第五幅画面是见到美洲狮的人的描述:“Several people complained of "cat-like noises' at night and a businessman on a fishing trip saw the puma up a tree.”
第六幅画面是专家得出的结论:“The experts were now fully convinced that the animal was a puma, but where had it come from? As no pumas had been reported missing from any zoo in the country, this one must have been in the possession of a private collector and somehow managed to escape.”
第七幅画面是搜捕工作的艰难:“The hunt went on for several weeks, but the puma was not caught. It is disturbing to think that a dangerous wild animal is still at large in the quiet countryside.”
这样七幅画面通过镜像蒙太奇法排列组合在一起描述了“investigation”过程和细节。在阅读类似的文章的时候,我们要做的事情其实就很简单了,看懂主题段,略读细节段(勾划出每句的主语即可),这样可以帮助我们在最短的时间内破译考试中的阅读理解部分!
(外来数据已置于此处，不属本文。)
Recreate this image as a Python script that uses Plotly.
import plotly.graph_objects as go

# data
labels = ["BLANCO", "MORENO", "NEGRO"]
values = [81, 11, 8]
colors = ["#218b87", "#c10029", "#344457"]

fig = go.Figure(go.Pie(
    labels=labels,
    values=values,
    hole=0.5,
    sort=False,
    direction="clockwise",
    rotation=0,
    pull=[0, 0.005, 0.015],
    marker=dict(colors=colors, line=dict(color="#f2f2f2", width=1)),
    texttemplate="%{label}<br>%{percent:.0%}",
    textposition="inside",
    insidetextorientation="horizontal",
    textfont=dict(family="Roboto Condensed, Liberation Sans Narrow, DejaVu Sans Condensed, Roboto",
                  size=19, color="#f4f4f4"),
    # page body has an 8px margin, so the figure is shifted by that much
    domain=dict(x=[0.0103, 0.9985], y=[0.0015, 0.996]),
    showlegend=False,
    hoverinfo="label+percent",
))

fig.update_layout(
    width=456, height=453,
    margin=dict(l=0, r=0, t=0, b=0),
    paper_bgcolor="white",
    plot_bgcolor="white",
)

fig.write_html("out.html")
下面以四级阅读真题为例,运用镜像蒙太奇法快速选出正确答案。
通过观察几个关键词“well-fed”“almost fully employed people”,我们得出结论: 这篇文章的主题是“1952年之后美国经济的繁荣”。
那么第二段应该从细节初描述经济繁荣的表现,在这里有一个词要特别注意“economic survey”就相当于第一课中的“investigation”. 那么现在需要做的仅仅就是以句号为单位勾划每句话的主语了。
The economy of the United states after 1952 was the economy of a well-fed, almost fully employed people. Despite occasional alarms, the country escaped any postwar depression and lived in a state of boom.
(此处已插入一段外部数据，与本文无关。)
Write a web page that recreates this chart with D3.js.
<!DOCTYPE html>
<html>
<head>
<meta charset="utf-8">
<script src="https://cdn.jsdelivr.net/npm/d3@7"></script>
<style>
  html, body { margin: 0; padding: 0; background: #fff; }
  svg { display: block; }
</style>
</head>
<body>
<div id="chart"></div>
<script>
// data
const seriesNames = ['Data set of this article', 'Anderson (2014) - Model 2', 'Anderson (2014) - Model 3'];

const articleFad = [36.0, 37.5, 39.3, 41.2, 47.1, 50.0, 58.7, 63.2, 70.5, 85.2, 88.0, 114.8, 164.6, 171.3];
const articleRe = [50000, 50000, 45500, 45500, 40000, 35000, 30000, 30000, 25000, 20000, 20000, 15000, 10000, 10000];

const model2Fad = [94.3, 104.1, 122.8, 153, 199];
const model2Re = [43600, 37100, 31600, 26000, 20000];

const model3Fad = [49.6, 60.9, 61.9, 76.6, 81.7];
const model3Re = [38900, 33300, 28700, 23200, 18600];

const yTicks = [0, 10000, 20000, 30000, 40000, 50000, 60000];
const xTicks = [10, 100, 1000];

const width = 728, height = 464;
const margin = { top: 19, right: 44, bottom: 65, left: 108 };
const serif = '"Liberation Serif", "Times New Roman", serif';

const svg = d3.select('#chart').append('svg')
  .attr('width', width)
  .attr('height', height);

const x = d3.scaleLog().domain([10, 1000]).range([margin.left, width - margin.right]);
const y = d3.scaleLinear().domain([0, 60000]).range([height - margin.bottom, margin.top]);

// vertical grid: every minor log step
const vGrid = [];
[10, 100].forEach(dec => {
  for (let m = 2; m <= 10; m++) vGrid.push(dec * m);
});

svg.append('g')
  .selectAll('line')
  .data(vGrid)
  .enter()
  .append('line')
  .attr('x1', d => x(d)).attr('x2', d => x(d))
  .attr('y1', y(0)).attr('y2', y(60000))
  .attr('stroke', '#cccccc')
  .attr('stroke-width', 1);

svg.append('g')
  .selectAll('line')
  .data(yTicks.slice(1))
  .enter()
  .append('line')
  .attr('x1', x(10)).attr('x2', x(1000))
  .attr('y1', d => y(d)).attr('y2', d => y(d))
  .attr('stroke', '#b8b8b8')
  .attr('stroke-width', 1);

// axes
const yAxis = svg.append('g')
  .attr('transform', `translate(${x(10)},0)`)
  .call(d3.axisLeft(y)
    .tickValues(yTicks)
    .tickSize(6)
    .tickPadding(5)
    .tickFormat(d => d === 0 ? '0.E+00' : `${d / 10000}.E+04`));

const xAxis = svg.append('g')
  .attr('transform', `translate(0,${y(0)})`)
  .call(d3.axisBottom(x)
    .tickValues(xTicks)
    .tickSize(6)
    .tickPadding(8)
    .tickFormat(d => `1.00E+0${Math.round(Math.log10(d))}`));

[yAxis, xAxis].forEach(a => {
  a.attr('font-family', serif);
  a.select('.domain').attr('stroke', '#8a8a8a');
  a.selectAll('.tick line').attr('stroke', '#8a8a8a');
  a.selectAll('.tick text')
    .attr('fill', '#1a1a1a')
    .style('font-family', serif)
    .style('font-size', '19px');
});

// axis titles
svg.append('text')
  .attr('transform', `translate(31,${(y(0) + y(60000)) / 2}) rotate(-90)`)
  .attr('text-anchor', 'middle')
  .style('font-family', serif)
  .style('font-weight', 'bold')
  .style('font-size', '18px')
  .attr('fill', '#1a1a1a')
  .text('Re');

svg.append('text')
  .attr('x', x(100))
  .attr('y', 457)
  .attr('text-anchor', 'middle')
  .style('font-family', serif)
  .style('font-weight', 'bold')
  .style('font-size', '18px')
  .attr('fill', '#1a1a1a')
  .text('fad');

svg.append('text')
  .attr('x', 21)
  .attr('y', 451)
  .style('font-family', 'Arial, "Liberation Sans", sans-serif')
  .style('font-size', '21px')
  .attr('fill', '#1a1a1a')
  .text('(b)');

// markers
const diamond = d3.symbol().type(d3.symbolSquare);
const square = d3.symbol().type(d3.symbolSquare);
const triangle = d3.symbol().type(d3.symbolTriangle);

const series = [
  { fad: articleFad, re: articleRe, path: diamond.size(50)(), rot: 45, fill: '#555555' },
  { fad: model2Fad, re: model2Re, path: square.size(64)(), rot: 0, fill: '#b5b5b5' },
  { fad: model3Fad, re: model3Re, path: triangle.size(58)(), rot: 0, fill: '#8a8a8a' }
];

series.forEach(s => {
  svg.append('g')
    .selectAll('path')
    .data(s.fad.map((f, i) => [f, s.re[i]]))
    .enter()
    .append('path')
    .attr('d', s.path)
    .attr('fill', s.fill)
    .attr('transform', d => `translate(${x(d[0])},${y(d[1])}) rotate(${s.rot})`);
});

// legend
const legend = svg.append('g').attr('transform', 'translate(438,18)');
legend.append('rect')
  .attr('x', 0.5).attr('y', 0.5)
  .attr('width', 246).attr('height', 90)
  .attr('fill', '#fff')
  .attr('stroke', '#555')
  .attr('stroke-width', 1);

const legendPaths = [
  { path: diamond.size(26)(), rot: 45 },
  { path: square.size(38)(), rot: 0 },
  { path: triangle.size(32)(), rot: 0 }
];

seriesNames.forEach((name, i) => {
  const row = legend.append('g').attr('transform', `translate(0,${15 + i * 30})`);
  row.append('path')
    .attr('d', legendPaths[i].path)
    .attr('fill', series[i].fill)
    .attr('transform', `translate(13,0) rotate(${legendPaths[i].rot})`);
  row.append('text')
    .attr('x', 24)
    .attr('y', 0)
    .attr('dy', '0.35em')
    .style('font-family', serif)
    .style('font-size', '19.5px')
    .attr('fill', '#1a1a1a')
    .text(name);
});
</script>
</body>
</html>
An economic survey of the year 1955, a typical year of the 1950’s, may be typical as illustrating the rapid economic growth of the decade. The national output was value at 10 percent above that of 1954 (1955 output was estimated at 392 billion dollars). The production of manufacturers was about 40 percent more than it had averaged in the years immediately following World War 2. The country’s business spent about 30billion dollars for new factories and machinery. National income available for spending was almost a third greater than it had been in 1950. Consumers spent about 256 billion dollars; that is about 700 million dollars a day ,or about twenty-five million dollars every hour , all round the clock. Sixty-five million people held jobs and only a little more than two million wanted jobs but could not find them. Only agriculture complained that it was not sharing in the room. To some observers this was an ominous echo of the mid-1920’s . As farmer’s share of their products declined , marketing costs rose. But there were , among the observers of the national economy, a few who were not as confident as the majority . Those few seemed to fear that the boom could not last and would eventually lead to the opposite-depression.